What you will do: With pictures left out, extract every line between the start of the records below and the line holding "const plotLeft = 103, plotTop", inclusive.

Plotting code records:

<<<<

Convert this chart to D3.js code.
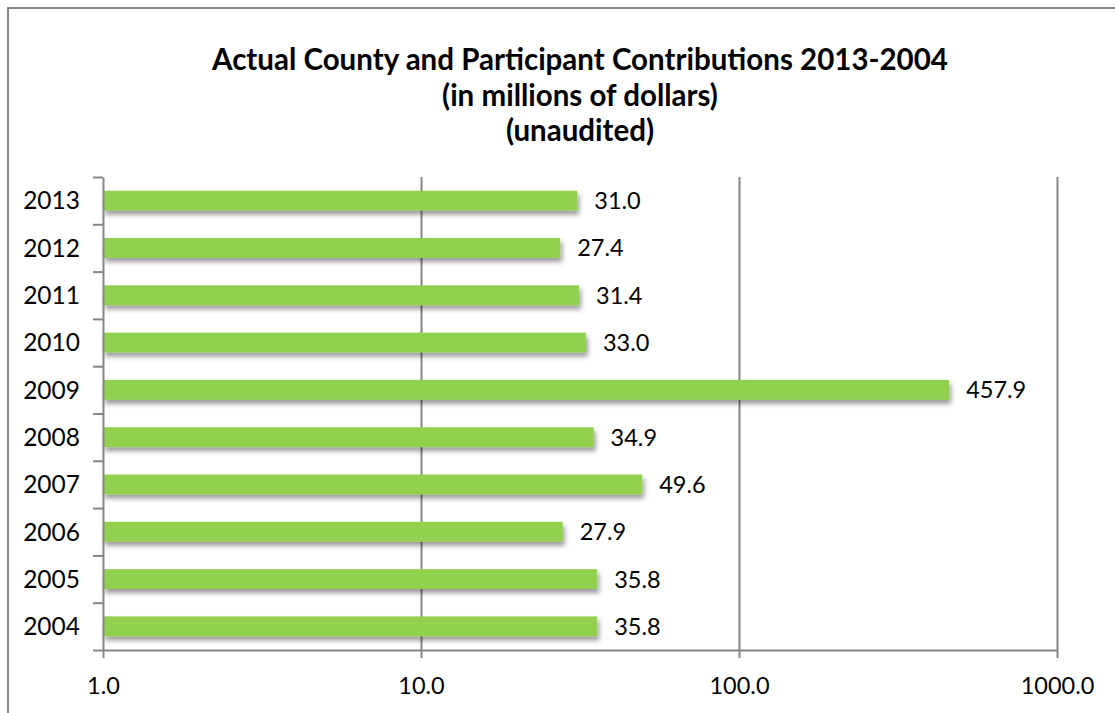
<!DOCTYPE html>
<html lang="en">
<head>
    <meta charset="UTF-8">
    <title>Actual County and Participant Contributions</title>
    <script src="https://d3js.org/d3.v7.min.js"></script>
    <style>
        body { margin: 0; background: #fff; }
        svg text { font-family: Lato, "Open Sans", sans-serif; fill: #000; }
        .bar { fill: #92d050; }
        .axis path, .axis line, .grid line { stroke: #868686; stroke-width: 2; }
        .grid path { stroke: none; }
    </style>
</head>
<body>
    <svg width="1115" height="713"></svg>
    <script>
        const years = ["2013", "2012", "2011", "2010", "2009", "2008", "2007", "2006", "2005", "2004"];
        const values = [31.0, 27.4, 31.4, 33.0, 457.9, 34.9, 49.6, 27.9, 35.8, 35.8];
        const xTicks = [1, 10, 100, 1000];
        const titleLines = [
            "Actual County and Participant Contributions 2013-2004",
            "(in millions of dollars)",
            "(unaudited)"
        ];

        const svg = d3.select("svg");
        const plotLeft = 103, plotTop = 177, plotRight = 1057, plotBottom = 650;

        // chart frame (runs off the right and bottom edge in the original)
        svg.append("rect")
           .attr("x", 8).attr("y", 8)
           .attr("width", 1130).attr("height", 730)
           .attr("fill", "none")
           .attr("stroke", "#868686")
           .attr("stroke-width", 2);

        const defs = svg.append("defs");
        defs.append("filter")
            .attr("id", "shadow")
            .attr("x", "-5%").attr("y", "-50%")
            .attr("width", "110%").attr("height", "250%")
          .append("feDropShadow")
            .attr("dx", 2).attr("dy", 4)
            .attr("stdDeviation", 2.5)
            .attr("flood-color", "#000")
            .attr("flood-opacity", 0.4);

        svg.append("g")
           .selectAll("text")
           .data(titleLines)
           .enter().append("text")
           .attr("x", 580)
           .attr("y", (d, i) => 70 + i * 35.5)
           .attr("text-anchor", "middle")
           .attr("font-size", 29.5)
           .attr("font-weight", "bold")
           .text(d => d);

        const x = d3.scaleLog()
                    .domain([1, 1000])
                    .range([plotLeft, plotRight]);

        const y = d3.scaleBand()
                    .domain(years)
                    .range([plotTop, plotBottom])
                    .paddingInner(0.58)
                    .paddingOuter(0.29);

        // vertical gridlines
        svg.append("g")
           .attr("class", "grid")
           .attr("transform", `translate(0, ${plotBottom})`)
           .call(d3.axisBottom(x).tickValues(xTicks.slice(1)).tickSize(-(plotBottom - plotTop)).tickFormat(""));

        // bars
        svg.append("g")
           .selectAll(".bar")
           .data(values)
           .enter().append("rect")
           .attr("class", "bar")
           .attr("x", x(1))
           .attr("y", (d, i) => y(years[i]))
           .attr("width", d => x(d) - x(1))
           .attr("height", y.bandwidth())
           .attr("filter", "url(#shadow)");

        // value labels
        svg.append("g")
           .selectAll("text")
           .data(values)
           .enter().append("text")
           .attr("x", d => x(d) + 17)
           .attr("y", (d, i) => y(years[i]) + y.bandwidth() / 2)
           .attr("dy", "0.36em")
           .attr("font-size", 23.5)
           .text(d => d3.format(".1f")(d));

        // x axis
        const xAxis = svg.append("g")
           .attr("class", "axis")
           .attr("transform", `translate(0, ${plotBottom})`)
           .call(d3.axisBottom(x).tickValues(xTicks).tickSizeInner(8).tickSizeOuter(0).tickPadding(19).tickFormat(d3.format(".1f")));
        xAxis.selectAll("text").attr("font-size", 23.5).style("font-family", "Lato, sans-serif");

        // y axis: ticks between categories
        const yEdges = d3.scaleLinear().domain([0, years.length]).range([plotTop, plotBottom]);
        svg.append("g")
           .attr("class", "axis")
           .attr("transform", `translate(${plotLeft}, 0)`)
           .call(d3.axisLeft(yEdges).ticks(years.length).tickSizeInner(10).tickSizeOuter(0).tickFormat(""));

        // y labels
        svg.append("g")
           .selectAll("text")
           .data(years)
           .enter().append("text")
           .attr("x", 80)
           .attr("y", d => y(d) + y.bandwidth() / 2)
           .attr("dy", "0.36em")
           .attr("text-anchor", "end")
           .attr("font-size", 24.5)
           .text(d => d);
    </script>
</body>
</html>
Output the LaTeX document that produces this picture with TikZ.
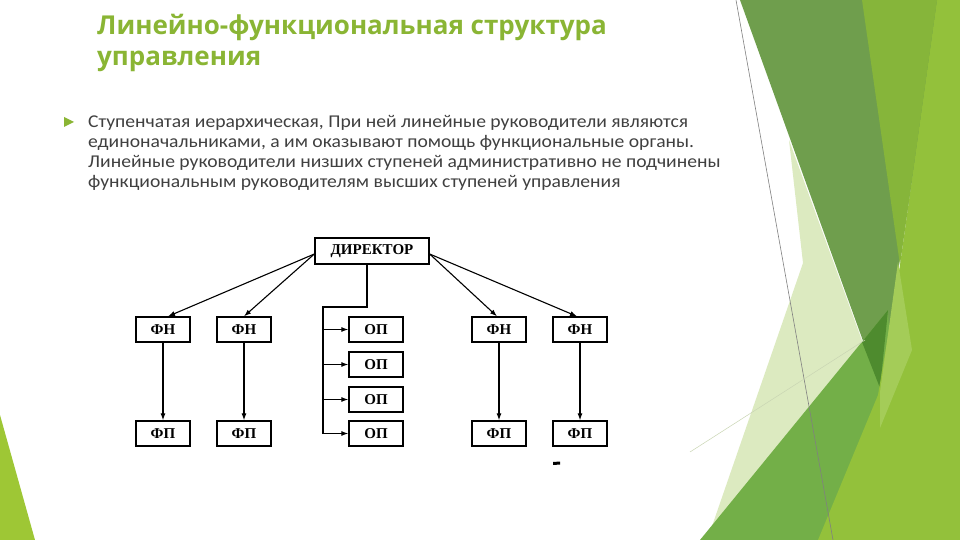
\documentclass[tikz,border=0pt]{standalone}
\usepackage{fontspec}
\setmainfont{Carlito}
\newfontfamily\titlefont{Open Sans}
\newfontfamily\boxfont{Liberation Serif}
\usetikzlibrary{arrows.meta}

\definecolor{titleGreen}{HTML}{8AB534}
\definecolor{bodyGray}{HTML}{404040}
\definecolor{darkBand}{HTML}{6F9E4D}
\definecolor{midGreen}{HTML}{86B53A}
\definecolor{limeGreen}{HTML}{93C13B}
\definecolor{lowGreen}{HTML}{73AF48}
\definecolor{tipGreen}{HTML}{4E8B2E}
\definecolor{paleGreen}{HTML}{DCEAC0}
\definecolor{lightLime}{HTML}{A4CC58}

\tikzset{
  box/.style={draw=black, line width=1.3pt, fill=white, inner sep=0pt,
    minimum width=54pt, minimum height=25pt, font=\boxfont\bfseries\fontsize{15}{15}\selectfont},
  arr/.style={line width=1.1pt, -{Latex[length=7pt,width=5pt]}},
  wire/.style={line width=1.1pt}
}

\begin{document}
\begin{tikzpicture}[x=1pt, y=-1pt]
    % Page frame
    \useasboundingbox (0,0) rectangle (960,540);
    \fill[white] (0,0) rectangle (960,540);

    % Background facets on the right
    \fill[paleGreen] (789,140) -- (803,263) -- (710,532) -- (880,390) -- cycle;
    \fill[darkBand] (740,0) -- (940,0) -- (880,388) -- cycle;
    \fill[lowGreen] (700,540) -- (888,310) -- (900,540) -- cycle;
    \fill[tipGreen] (862,342) -- (888,310) -- (880,388) -- cycle;
    \fill[limeGreen] (937,0) -- (960,0) -- (960,540) -- (818,540) -- (878,395) -- (900,265) -- cycle;
    \fill[midGreen] (862,0) -- (937,0) -- (900,265) -- cycle;
    \fill[lightLime] (898,262) -- (912,350) -- (880,428) -- (880,392) -- cycle;
    \draw[gray, line width=0.6pt] (736,0) -- (833,540);
    \draw[paleGreen!80!gray, line width=0.5pt] (690,452) -- (865,340);

    % Background facet on the left
    \fill[limeGreen!90!yellow] (0,415) -- (35,540) -- (0,540) -- cycle;

    % Title
    \node[anchor=north west, align=left, text=titleGreen, inner sep=0pt,
      font=\titlefont\bfseries\fontsize{26}{31}\selectfont] (title) at (97,14)
      {Линейно-функциональная структура\\управления};

    % Bullet and text
    \fill[titleGreen] (64,117) -- (74,122) -- (64,127) -- cycle;
    \node[anchor=north west, align=left, text=bodyGray, inner sep=0pt,
      font=\addfontfeature{FakeStretch=1.09}\fontsize{18}{20}\selectfont] (body) at (88,115)
      {Ступенчатая иерархическая, При ней линейные руководители являются\\
       единоначальниками, а им оказывают помощь функциональные органы.\\
       Линейные руководители низших ступеней административно не подчинены\\
       функциональным руководителям высших ступеней управления};

    % Boxes
    \node[box, minimum width=114pt, minimum height=26pt, font=\boxfont\bfseries\fontsize{15}{15}\selectfont] (dir) at (372,251) {ДИРЕКТОР};

    \node[box] (fn1) at (163,329.5) {ФН};
    \node[box] (fn2) at (244,329.5) {ФН};
    \node[box] (fn3) at (499,329.5) {ФН};
    \node[box] (fn4) at (580,329.5) {ФН};

    \node[box] (fp1) at (163,433.5) {ФП};
    \node[box] (fp2) at (244,433.5) {ФП};
    \node[box] (fp3) at (499,433.5) {ФП};
    \node[box] (fp4) at (580,433.5) {ФП};

    \node[box] (op1) at (376,329.5) {ОП};
    \node[box] (op2) at (376,364.5) {ОП};
    \node[box] (op3) at (376,399.5) {ОП};
    \node[box] (op4) at (376,433.5) {ОП};

    % Director to the functional heads
    \draw[arr] ([yshift=-3pt]dir.west) -- ([xshift=5pt]fn1.north);
    \draw[arr] ([yshift=-3pt]dir.west) -- (fn2.north);
    \draw[arr] ([yshift=-3pt]dir.east) -- ([xshift=-2pt]fn3.north);
    \draw[arr] ([yshift=-3pt]dir.east) -- ([xshift=-3pt]fn4.north);

    % Heads to their units
    \foreach \i in {1,...,4}
        \draw[arr] (fn\i.south) -- (fp\i.north);

    % Bus to the production units
    \coordinate (busTop) at (323,307);
    \draw[wire] ([xshift=-5pt]dir.south) |- (busTop) -- (busTop |- op4.west);
    \foreach \i in {1,...,4}
        \draw[arr] (busTop |- op\i.west) -- (op\i.west);

    % Mark below the last unit
    \fill (553,462) -- (560,461.5) -- (560,464.5) -- (553,465) -- cycle;

\end{tikzpicture}
\end{document}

>>>>

Response to this exercise:
Convert this chart to D3.js code.
<!DOCTYPE html>
<html lang="en">
<head>
    <meta charset="UTF-8">
    <title>Actual County and Participant Contributions</title>
    <script src="https://d3js.org/d3.v7.min.js"></script>
    <style>
        body { margin: 0; background: #fff; }
        svg text { font-family: Lato, "Open Sans", sans-serif; fill: #000; }
        .bar { fill: #92d050; }
        .axis path, .axis line, .grid line { stroke: #868686; stroke-width: 2; }
        .grid path { stroke: none; }
    </style>
</head>
<body>
    <svg width="1115" height="713"></svg>
    <script>
        const years = ["2013", "2012", "2011", "2010", "2009", "2008", "2007", "2006", "2005", "2004"];
        const values = [31.0, 27.4, 31.4, 33.0, 457.9, 34.9, 49.6, 27.9, 35.8, 35.8];
        const xTicks = [1, 10, 100, 1000];
        const titleLines = [
            "Actual County and Participant Contributions 2013-2004",
            "(in millions of dollars)",
            "(unaudited)"
        ];

        const svg = d3.select("svg");
        const plotLeft = 103, plotTop = 177, plotRight = 1057, plotBottom = 650;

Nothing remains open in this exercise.